Se pensarmos, porém, a escolha de uma profissão inserida no contexto da construção de um projeto de vida e, se considerarmos a era de incertezas em que vivemos, em vez de nos perguntarmos "o que quero fazer?", parece-nos mais produtivo operar com as seguintes questões: "quem quero me tornar no futuro?" e "que futuro é este em que me vejo inserido?"
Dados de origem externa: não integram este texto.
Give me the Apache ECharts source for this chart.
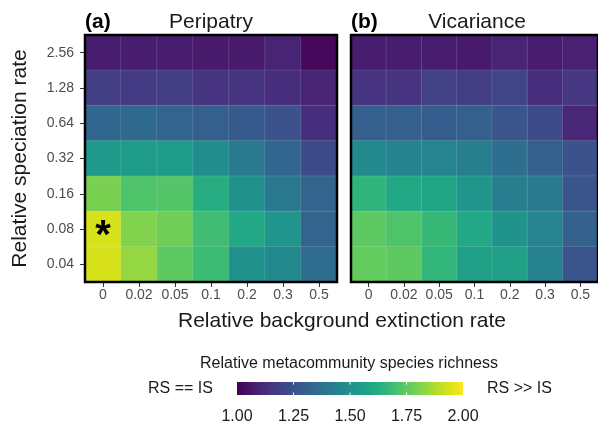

Nessa perspectiva, o foco da orientação redireciona-se. O perfil profissional e a realidade socioocupacional sendo assumidos em sua mutabilidade, assim como as aptidões e os interesses vislumbrados como potencialidades e, não, como atributos inatos e acabados. A escolha profissional sendo vista como uma aprendizagem que leva em conta a personalidade daquele que escolhe, sua disponibilidade em elaborar conflitos e ansiedades em relação ao futuro e àquilo de si e das coisas que gosta e que deixa para trás, ao optar por esta e não por aquela ocupação.
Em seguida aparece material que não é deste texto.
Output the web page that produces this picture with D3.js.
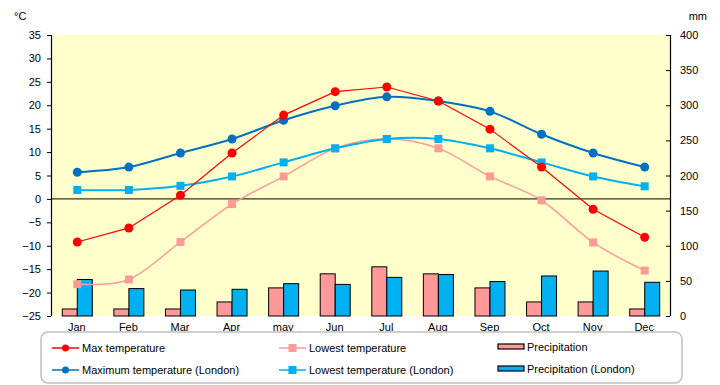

Assim, mais do que aplicar testes vocacionais, atualmente, os orientadores profissionais têm voltado seu trabalho para o conhecimento – de si, do outro, dos cursos e das ocupações, das relações de trabalho, do mundo – buscando instrumentalizar seus orientandos para a construção de uma escolha e de uma identidade profissional que considere as motivações e os ideais pessoais, o projeto de vida e a antecipação dos cenários sociais futuros. Nesse enfoque, o resultado esperado não será, necessariamente, o da indicação de uma profissão, mas, sobretudo, o da percepção de si como alguém que pode fazer uma escolha. Para tanto, deverá exercitar – e muito! – a auto-observação, a tomada de decisões e, quando numa orientação em grupo, o compartilhar de experiências, a escuta do outro, a tolerância às diferenças...

Nesse sentido, a orientação profissional pode ser vista como um trabalho profilático em que, acima de tudo, o que está em jogo é a saúde mental (dos que escolhem e dos que os acompanham nesse momento crítico). Nesse sentido também o compartilhar dessa tarefa com o coletivo parece-nos possível e, mais do que isso, necessário.

Luciana Albanese Valore é professora do Departamento de Psicologia da Universidade Federal do Paraná.